Return all lines with the word "that" in them.

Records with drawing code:
** BEGIN **
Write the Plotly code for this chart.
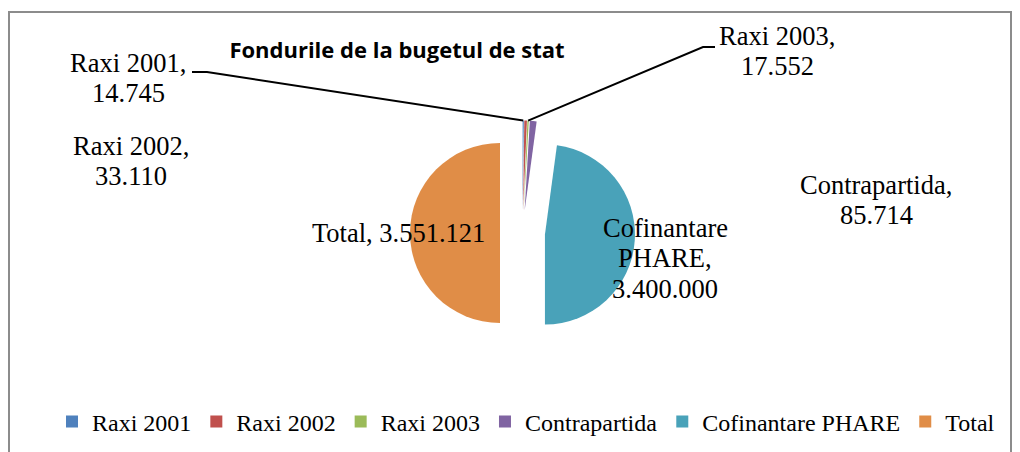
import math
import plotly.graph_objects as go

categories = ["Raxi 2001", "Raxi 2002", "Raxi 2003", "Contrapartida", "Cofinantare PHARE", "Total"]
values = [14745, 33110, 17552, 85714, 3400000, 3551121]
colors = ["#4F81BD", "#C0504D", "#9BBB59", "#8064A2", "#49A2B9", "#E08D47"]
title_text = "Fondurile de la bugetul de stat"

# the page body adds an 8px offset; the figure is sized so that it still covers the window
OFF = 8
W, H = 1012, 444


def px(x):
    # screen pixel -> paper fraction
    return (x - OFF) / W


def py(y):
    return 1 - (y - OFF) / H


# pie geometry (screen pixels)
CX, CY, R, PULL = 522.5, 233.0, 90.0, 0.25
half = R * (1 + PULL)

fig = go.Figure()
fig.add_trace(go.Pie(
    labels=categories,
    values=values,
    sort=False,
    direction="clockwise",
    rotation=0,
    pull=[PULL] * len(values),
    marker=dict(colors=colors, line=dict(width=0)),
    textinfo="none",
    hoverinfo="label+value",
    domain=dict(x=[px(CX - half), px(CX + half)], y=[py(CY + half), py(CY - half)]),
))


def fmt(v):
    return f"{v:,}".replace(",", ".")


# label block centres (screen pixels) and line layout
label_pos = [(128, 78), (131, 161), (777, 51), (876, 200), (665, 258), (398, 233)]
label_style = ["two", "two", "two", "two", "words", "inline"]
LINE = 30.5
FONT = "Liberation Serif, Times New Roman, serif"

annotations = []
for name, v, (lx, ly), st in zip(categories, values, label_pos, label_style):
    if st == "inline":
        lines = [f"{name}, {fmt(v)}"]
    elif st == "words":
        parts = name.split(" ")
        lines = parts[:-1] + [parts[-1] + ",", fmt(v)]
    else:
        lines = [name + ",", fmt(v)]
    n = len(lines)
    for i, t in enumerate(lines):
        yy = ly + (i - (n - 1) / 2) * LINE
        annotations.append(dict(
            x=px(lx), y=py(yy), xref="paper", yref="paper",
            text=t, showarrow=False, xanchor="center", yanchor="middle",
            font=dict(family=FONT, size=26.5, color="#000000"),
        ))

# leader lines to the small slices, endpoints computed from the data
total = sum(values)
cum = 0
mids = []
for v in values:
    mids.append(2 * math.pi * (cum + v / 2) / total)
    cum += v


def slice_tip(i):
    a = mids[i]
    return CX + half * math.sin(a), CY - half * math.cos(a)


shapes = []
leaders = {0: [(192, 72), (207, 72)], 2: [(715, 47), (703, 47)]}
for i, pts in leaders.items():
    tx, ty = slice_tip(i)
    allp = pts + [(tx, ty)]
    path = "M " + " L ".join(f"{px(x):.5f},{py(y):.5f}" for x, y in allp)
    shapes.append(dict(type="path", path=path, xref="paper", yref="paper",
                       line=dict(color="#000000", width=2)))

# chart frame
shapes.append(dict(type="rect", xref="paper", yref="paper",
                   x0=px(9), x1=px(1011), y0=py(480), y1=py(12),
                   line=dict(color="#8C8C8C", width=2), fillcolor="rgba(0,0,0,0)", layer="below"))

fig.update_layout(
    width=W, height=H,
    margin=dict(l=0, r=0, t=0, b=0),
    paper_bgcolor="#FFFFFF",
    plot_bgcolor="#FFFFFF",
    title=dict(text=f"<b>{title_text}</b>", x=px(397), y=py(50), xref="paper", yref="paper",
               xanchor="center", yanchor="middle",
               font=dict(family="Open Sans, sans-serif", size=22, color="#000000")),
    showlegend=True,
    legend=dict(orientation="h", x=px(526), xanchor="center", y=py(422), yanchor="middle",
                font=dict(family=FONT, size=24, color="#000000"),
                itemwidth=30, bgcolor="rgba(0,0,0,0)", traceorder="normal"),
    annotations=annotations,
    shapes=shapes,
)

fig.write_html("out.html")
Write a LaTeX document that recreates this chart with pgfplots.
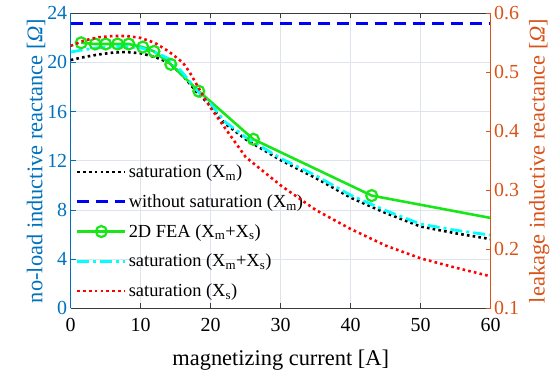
** END **
Reply to the exercise
# the page body adds an 8px offset; the figure is sized so that it still covers the window
Write a LaTeX document that recreates this chart with pgfplots.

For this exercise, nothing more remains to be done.